“In the Studio,” Tintri’s Kieran Harty Brings Virtualized Storage To The Enterprise
Editor’s Note: Semil Shah is an EIR with Javelin Venture Partners and has been a contributor to TechCrunch since January 2011. You can follow him on Twitter at @semil.
“In the Studio” approaches the end of 2012 by welcoming the type of entrepreneur that doesn’t end up in the tech blogs very often, if ever, as they’re generally working on technologies that most of us would never fully understand and, given the stakes, spend the first few years of initial development in stealth mode for fear of being scooped by the competition.
Kieran Harty, CEO and co-founder of Tintri, is one of the most quiet, unassuming folks I’ve met in my short time in the Valley. Someone reached out to me about Harty’s background, and while I’m usually uninterested in getting pitched to be on this show, I found his story, his company, and his technology to be fascinating. Harty left Ireland for Stanford, studied under legendary professor and Google angel investor David Cheriton, earned a PhD in distributed systems, started out at TIBCO, then took a job as VP of Engineering at an early-stage company that happened to be VMware, helped build the team from 25 people, and left after many years, finally ready to embark on his own and participate in the culture of the Valley he had sought after many years ago.
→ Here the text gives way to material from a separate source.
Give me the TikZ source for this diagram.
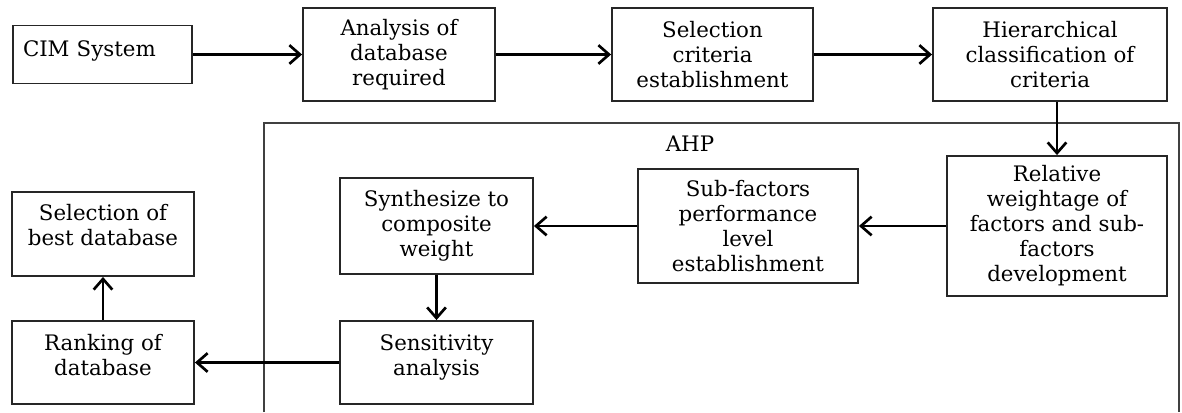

In this longer discussion, Harty discusses two interesting topics:
- One, he goes into detail about the technology driving Tintri, which provides storage for virtualized environments, and how he went to his basement every day for over six months, noodling on ideas, until he found something that resonated with his close circle of advisors;
- And two, he discusses how he teamed up with large venture capital firm NEA as an EIR and began the process of finding a co-founder, developing a plan, and then went into hiding for over two years, quietly recruiting a team of engineers and investors to help them on the long go-to-market road that is enterprise IT sales, especially in today’s noisy storage market.
If you’re working at a large enterprise IT company and/or thinking about launching a new technology product in this space, I’d encourage you to listen to what Harty has to say, as he’s spent many years — decades even — behind the shadows, waiting for the moment to bring his ideas into the real world, and so far, with over 150 paying customers and big incumbents in a large multibillion dollar market in sight, the future indeed looks bright.